--- Listing ---

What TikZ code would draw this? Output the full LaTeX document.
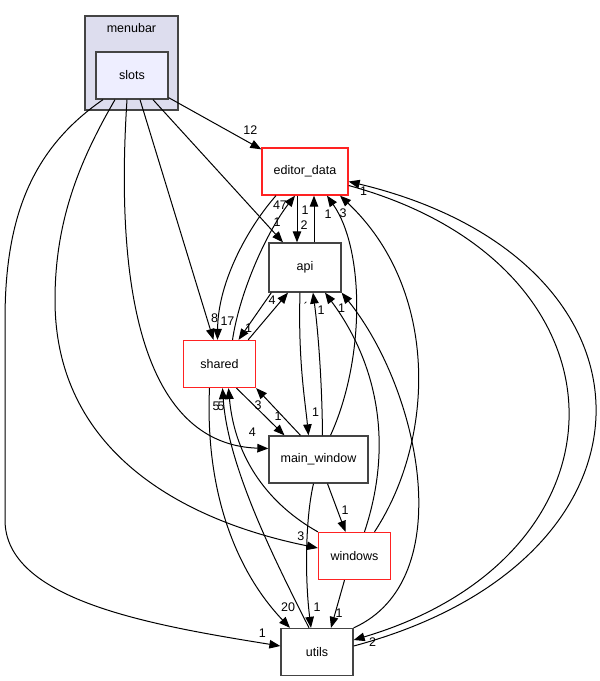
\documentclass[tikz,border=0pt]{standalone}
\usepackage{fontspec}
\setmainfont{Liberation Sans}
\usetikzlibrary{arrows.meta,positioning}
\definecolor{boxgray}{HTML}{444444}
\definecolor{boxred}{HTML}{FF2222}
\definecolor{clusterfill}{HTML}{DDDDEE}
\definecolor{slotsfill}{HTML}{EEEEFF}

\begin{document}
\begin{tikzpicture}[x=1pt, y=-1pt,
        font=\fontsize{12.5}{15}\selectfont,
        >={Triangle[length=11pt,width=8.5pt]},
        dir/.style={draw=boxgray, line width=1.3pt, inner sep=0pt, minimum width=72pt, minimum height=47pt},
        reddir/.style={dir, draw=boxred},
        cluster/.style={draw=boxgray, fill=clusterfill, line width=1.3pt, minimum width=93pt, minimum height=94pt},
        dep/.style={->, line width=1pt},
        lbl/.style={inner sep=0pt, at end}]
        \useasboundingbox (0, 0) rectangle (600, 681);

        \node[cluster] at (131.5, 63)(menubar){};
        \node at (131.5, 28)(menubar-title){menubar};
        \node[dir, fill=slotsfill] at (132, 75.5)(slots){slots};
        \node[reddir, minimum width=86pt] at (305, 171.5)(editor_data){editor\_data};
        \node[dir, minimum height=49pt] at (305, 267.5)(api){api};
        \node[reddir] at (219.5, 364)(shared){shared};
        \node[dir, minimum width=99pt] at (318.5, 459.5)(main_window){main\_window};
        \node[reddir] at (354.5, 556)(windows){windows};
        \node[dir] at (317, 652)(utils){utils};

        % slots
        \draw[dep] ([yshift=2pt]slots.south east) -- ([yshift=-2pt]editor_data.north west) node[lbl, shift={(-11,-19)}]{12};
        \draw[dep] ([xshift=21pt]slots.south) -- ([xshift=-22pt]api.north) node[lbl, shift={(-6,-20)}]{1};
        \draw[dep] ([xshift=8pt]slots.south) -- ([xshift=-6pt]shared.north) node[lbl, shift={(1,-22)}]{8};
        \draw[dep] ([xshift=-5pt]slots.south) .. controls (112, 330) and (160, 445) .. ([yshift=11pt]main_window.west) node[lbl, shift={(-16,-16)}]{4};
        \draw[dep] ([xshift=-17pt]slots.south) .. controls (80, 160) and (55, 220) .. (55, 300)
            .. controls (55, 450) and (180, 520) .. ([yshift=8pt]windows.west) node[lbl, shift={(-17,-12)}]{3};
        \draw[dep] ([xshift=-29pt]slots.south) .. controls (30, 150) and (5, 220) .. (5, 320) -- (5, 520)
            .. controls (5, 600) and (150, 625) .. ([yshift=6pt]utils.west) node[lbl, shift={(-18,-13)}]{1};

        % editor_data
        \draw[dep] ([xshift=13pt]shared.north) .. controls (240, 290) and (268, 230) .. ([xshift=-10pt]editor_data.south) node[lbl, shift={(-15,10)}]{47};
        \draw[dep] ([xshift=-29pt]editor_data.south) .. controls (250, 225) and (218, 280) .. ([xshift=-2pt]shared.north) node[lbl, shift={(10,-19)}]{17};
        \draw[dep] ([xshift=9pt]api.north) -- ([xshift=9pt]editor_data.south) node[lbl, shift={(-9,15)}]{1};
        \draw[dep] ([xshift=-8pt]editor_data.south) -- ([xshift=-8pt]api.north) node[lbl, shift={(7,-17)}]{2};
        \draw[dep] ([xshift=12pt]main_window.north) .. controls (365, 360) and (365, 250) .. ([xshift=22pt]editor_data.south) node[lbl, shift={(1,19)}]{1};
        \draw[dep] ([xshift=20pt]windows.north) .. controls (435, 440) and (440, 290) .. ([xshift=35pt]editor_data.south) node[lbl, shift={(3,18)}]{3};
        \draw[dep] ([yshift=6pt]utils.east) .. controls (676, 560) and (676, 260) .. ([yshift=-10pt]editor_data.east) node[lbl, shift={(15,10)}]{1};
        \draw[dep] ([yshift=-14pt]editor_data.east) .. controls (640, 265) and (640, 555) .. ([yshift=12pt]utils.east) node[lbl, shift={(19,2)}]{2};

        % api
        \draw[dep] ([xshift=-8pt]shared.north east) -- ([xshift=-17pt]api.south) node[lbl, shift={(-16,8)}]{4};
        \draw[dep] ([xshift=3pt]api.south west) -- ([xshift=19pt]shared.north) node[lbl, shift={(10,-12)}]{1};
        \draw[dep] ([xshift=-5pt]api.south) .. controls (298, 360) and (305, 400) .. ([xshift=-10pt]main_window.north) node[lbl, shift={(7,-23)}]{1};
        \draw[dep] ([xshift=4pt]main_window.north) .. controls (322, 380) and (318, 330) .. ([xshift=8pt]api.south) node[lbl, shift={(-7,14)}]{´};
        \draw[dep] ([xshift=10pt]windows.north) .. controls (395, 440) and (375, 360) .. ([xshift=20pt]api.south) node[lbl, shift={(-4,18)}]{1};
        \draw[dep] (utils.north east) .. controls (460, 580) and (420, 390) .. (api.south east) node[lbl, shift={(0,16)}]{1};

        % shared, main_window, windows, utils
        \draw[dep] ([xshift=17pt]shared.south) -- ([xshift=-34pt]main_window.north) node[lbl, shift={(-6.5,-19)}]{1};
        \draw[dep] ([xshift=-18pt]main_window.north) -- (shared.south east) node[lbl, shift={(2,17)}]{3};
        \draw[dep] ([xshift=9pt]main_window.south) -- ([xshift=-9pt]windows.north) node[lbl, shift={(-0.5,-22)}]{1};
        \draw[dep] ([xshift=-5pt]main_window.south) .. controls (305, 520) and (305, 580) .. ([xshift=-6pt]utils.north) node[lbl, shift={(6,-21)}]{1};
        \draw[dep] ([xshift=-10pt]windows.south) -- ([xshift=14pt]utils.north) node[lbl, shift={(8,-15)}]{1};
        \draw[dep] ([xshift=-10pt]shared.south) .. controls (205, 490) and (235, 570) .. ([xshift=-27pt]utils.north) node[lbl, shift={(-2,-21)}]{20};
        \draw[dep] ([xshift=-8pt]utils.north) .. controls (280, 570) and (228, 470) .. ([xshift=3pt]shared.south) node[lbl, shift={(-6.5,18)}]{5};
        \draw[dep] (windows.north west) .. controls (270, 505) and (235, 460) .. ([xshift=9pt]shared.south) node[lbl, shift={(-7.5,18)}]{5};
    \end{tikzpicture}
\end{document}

---
--- Listing ---

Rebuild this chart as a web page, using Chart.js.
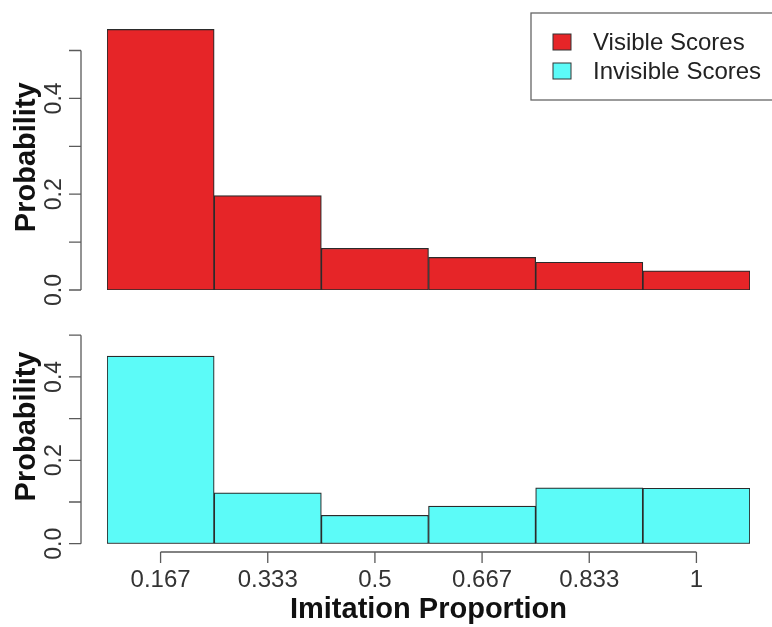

---

__Exercise__.
Only the lines from the one with "What TikZ code" down to the one with "rectangle (600, 681);" belong in your copy, both ends included; write them out exactly and skip any pictures.

__Full solution__.
What TikZ code would draw this? Output the full LaTeX document.
\documentclass[tikz,border=0pt]{standalone}
\usepackage{fontspec}
\setmainfont{Liberation Sans}
\usetikzlibrary{arrows.meta,positioning}
\definecolor{boxgray}{HTML}{444444}
\definecolor{boxred}{HTML}{FF2222}
\definecolor{clusterfill}{HTML}{DDDDEE}
\definecolor{slotsfill}{HTML}{EEEEFF}

\begin{document}
\begin{tikzpicture}[x=1pt, y=-1pt,
        font=\fontsize{12.5}{15}\selectfont,
        >={Triangle[length=11pt,width=8.5pt]},
        dir/.style={draw=boxgray, line width=1.3pt, inner sep=0pt, minimum width=72pt, minimum height=47pt},
        reddir/.style={dir, draw=boxred},
        cluster/.style={draw=boxgray, fill=clusterfill, line width=1.3pt, minimum width=93pt, minimum height=94pt},
        dep/.style={->, line width=1pt},
        lbl/.style={inner sep=0pt, at end}]
        \useasboundingbox (0, 0) rectangle (600, 681);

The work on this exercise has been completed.